途中、現在の渋民小学校があった。明るく、近代的な校舎だ。啄木の「渋民村」は遠い彼方である。
(現在の渋民小学校)
渋谷公園はその小学校の運動場の向こう側の丘だった。
岩手山を望んで歌碑がある。ふり返れば姫神山。北上川は丘の下を流れている。
(啄木の歌碑と岩手山)
背が高く、野武士のように素朴な歌碑の表には、「やはらかに柳あをめる/北上の岸辺目に見ゆ/泣けとごとくに」と活字体で刻まれている。
啄木の歌碑は岩手県のほか北海道の各地や東京にもあるが、これが最初のものだという。大正11(1922)年、啄木没後の10年目の命日の日に、渋民村の青年たちによって建立された。碑には「無名青年の徒之を建つ」と刻まれている。
歌碑の向こうに、どっしりと大きな岩手山(標高2083m)がある。頂の辺りに雲がたなびいていた。
ふり返ると、現在の渋民小学校の校庭の向こうに、姫神山(標高1124m)の優美な姿を望むことができた。
(姫神山)
「目になれし山にはあれど/秋来れば/神や住まむとかしこみて見る」
丘の下に北上川の流れ。
(北上川と鶴飼橋)
「水源は、岩手県二戸郡の西岳である。そのあたりの細流をあつめて渋民村あたりではすでに一人前の河川になり、……」(司馬遼太郎)

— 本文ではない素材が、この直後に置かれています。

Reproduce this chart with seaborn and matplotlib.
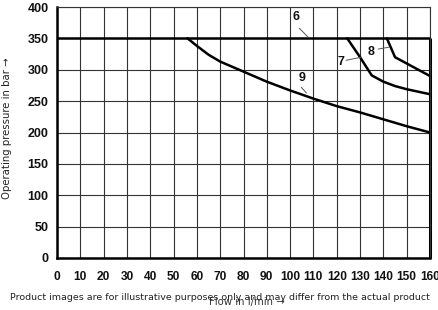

向こうに自動車用の橋があり、眼下の橋は、人しか渡れない橋である。
(鶴飼橋)
啄木の時代の鶴飼橋は、人が歩くとゆらゆら揺れる吊り橋だったそうだ。
その頃、「渋民駅」はまだなく、盛岡や東京や出るには「好摩駅」まで歩いて汽車に乗った。帰郷する時も、「好摩駅」から渋民村まで歩いた。行きも帰りも、吊り橋の鶴飼橋を渡った。
「汽車の窓/はるかに北にふるさとの山見え来れば/襟を正すも」
「かにかくに渋民村は恋しかり/おもひでの山/おもひでの川」
橋の上に立って北上川を眺めた。
(北上川)
なるほど、「やはらかに柳あをめる」季節は、美しいだろうなと想像した。やはり青春の歌人である。そして、エリートに愛される歌人ではなく、無名青年たちの歌人である。この地に来て、改めて、そう思った。
★
バスで盛岡駅まで戻った。午後4時を回ると、秋の日は落ちるに早く、既に夕暮れである。
(盛岡駅)
夜、食事をするために盛岡の街に出た。
(盛岡を流れる北上川)
「…そのあたりの細流をあつめて渋民村あたりですでに一人前の河川になり、南流して岩手県の首邑である盛岡をうるおしている。…」(司馬遼太郎)。
渋民村よりわずかに下流だが、既に堂々とした川である。
今日は11000歩。意外によく歩いた。